(DIRECTIONS FOR THIS TASK): Give back every line exactly as it appears, pictures excluded.

(SUPPLIED DATA):

•••

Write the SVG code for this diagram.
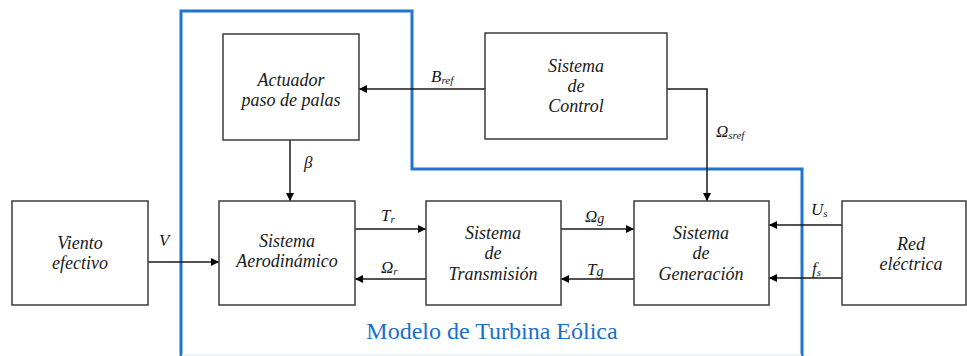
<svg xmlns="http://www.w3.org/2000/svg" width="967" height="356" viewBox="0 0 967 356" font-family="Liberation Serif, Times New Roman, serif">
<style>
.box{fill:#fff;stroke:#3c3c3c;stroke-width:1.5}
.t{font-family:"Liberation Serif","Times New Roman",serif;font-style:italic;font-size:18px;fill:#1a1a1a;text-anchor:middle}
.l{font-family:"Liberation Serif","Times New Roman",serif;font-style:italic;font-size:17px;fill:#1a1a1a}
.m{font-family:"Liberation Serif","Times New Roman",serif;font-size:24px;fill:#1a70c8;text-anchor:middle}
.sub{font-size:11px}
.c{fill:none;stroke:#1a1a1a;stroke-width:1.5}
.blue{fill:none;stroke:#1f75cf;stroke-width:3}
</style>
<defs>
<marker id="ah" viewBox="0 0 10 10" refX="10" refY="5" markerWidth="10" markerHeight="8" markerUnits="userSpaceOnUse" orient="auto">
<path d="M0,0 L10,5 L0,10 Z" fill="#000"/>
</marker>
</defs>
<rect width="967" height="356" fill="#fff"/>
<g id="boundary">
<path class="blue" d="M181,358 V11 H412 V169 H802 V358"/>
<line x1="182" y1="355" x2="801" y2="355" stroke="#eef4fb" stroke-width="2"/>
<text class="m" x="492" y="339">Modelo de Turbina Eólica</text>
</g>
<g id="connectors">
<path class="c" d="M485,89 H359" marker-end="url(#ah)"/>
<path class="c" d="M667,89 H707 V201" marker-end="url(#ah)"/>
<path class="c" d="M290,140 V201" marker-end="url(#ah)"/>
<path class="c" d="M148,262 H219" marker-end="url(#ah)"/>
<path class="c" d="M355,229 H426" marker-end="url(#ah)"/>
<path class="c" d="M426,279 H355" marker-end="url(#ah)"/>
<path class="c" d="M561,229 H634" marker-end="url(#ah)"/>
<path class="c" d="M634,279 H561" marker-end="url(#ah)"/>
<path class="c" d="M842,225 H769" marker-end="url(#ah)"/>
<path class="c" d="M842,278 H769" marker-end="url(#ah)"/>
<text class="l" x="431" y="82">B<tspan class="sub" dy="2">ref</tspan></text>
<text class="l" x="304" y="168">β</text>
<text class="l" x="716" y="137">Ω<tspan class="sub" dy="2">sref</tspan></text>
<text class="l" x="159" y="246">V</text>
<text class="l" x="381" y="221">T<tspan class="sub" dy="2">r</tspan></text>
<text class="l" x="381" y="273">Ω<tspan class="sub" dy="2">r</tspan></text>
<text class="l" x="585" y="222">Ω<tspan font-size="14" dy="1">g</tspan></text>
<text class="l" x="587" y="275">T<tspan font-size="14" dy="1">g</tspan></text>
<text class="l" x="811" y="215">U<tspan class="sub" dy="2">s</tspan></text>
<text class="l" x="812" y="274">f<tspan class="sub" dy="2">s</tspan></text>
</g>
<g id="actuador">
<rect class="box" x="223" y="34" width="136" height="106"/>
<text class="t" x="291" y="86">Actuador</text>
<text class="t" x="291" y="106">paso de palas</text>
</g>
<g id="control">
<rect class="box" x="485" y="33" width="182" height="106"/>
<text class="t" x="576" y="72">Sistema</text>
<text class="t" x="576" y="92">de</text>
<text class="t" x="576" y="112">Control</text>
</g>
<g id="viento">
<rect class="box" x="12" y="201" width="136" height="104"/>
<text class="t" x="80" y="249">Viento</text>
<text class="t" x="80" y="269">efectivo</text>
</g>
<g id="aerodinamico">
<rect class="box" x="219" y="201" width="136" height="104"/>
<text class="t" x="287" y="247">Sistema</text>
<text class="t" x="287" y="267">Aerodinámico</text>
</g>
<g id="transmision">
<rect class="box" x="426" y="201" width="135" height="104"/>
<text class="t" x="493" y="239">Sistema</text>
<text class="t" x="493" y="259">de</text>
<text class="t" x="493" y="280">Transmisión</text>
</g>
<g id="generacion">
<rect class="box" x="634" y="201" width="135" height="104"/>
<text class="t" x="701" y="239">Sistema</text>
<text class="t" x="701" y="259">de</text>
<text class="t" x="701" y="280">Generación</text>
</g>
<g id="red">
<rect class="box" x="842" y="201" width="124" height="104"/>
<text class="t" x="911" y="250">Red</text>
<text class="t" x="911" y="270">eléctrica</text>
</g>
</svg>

•••

(SOLUTION):
Write the SVG code for this diagram.
<svg xmlns="http://www.w3.org/2000/svg" width="967" height="356" viewBox="0 0 967 356" font-family="Liberation Serif, Times New Roman, serif">
<style>
.box{fill:#fff;stroke:#3c3c3c;stroke-width:1.5}
.t{font-family:"Liberation Serif","Times New Roman",serif;font-style:italic;font-size:18px;fill:#1a1a1a;text-anchor:middle}
.l{font-family:"Liberation Serif","Times New Roman",serif;font-style:italic;font-size:17px;fill:#1a1a1a}
.m{font-family:"Liberation Serif","Times New Roman",serif;font-size:24px;fill:#1a70c8;text-anchor:middle}
.sub{font-size:11px}
.c{fill:none;stroke:#1a1a1a;stroke-width:1.5}
.blue{fill:none;stroke:#1f75cf;stroke-width:3}
</style>
<defs>
<marker id="ah" viewBox="0 0 10 10" refX="10" refY="5" markerWidth="10" markerHeight="8" markerUnits="userSpaceOnUse" orient="auto">
<path d="M0,0 L10,5 L0,10 Z" fill="#000"/>
</marker>
</defs>
<rect width="967" height="356" fill="#fff"/>
<g id="boundary">
<path class="blue" d="M181,358 V11 H412 V169 H802 V358"/>
<line x1="182" y1="355" x2="801" y2="355" stroke="#eef4fb" stroke-width="2"/>
<text class="m" x="492" y="339">Modelo de Turbina Eólica</text>
</g>
<g id="connectors">
<path class="c" d="M485,89 H359" marker-end="url(#ah)"/>
<path class="c" d="M667,89 H707 V201" marker-end="url(#ah)"/>
<path class="c" d="M290,140 V201" marker-end="url(#ah)"/>
<path class="c" d="M148,262 H219" marker-end="url(#ah)"/>
<path class="c" d="M355,229 H426" marker-end="url(#ah)"/>
<path class="c" d="M426,279 H355" marker-end="url(#ah)"/>
<path class="c" d="M561,229 H634" marker-end="url(#ah)"/>
<path class="c" d="M634,279 H561" marker-end="url(#ah)"/>
<path class="c" d="M842,225 H769" marker-end="url(#ah)"/>
<path class="c" d="M842,278 H769" marker-end="url(#ah)"/>
<text class="l" x="431" y="82">B<tspan class="sub" dy="2">ref</tspan></text>
<text class="l" x="304" y="168">β</text>
<text class="l" x="716" y="137">Ω<tspan class="sub" dy="2">sref</tspan></text>
<text class="l" x="159" y="246">V</text>
<text class="l" x="381" y="221">T<tspan class="sub" dy="2">r</tspan></text>
<text class="l" x="381" y="273">Ω<tspan class="sub" dy="2">r</tspan></text>
<text class="l" x="585" y="222">Ω<tspan font-size="14" dy="1">g</tspan></text>
<text class="l" x="587" y="275">T<tspan font-size="14" dy="1">g</tspan></text>
<text class="l" x="811" y="215">U<tspan class="sub" dy="2">s</tspan></text>
<text class="l" x="812" y="274">f<tspan class="sub" dy="2">s</tspan></text>
</g>
<g id="actuador">
<rect class="box" x="223" y="34" width="136" height="106"/>
<text class="t" x="291" y="86">Actuador</text>
<text class="t" x="291" y="106">paso de palas</text>
</g>
<g id="control">
<rect class="box" x="485" y="33" width="182" height="106"/>
<text class="t" x="576" y="72">Sistema</text>
<text class="t" x="576" y="92">de</text>
<text class="t" x="576" y="112">Control</text>
</g>
<g id="viento">
<rect class="box" x="12" y="201" width="136" height="104"/>
<text class="t" x="80" y="249">Viento</text>
<text class="t" x="80" y="269">efectivo</text>
</g>
<g id="aerodinamico">
<rect class="box" x="219" y="201" width="136" height="104"/>
<text class="t" x="287" y="247">Sistema</text>
<text class="t" x="287" y="267">Aerodinámico</text>
</g>
<g id="transmision">
<rect class="box" x="426" y="201" width="135" height="104"/>
<text class="t" x="493" y="239">Sistema</text>
<text class="t" x="493" y="259">de</text>
<text class="t" x="493" y="280">Transmisión</text>
</g>
<g id="generacion">
<rect class="box" x="634" y="201" width="135" height="104"/>
<text class="t" x="701" y="239">Sistema</text>
<text class="t" x="701" y="259">de</text>
<text class="t" x="701" y="280">Generación</text>
</g>
<g id="red">
<rect class="box" x="842" y="201" width="124" height="104"/>
<text class="t" x="911" y="250">Red</text>
<text class="t" x="911" y="270">eléctrica</text>
</g>
</svg>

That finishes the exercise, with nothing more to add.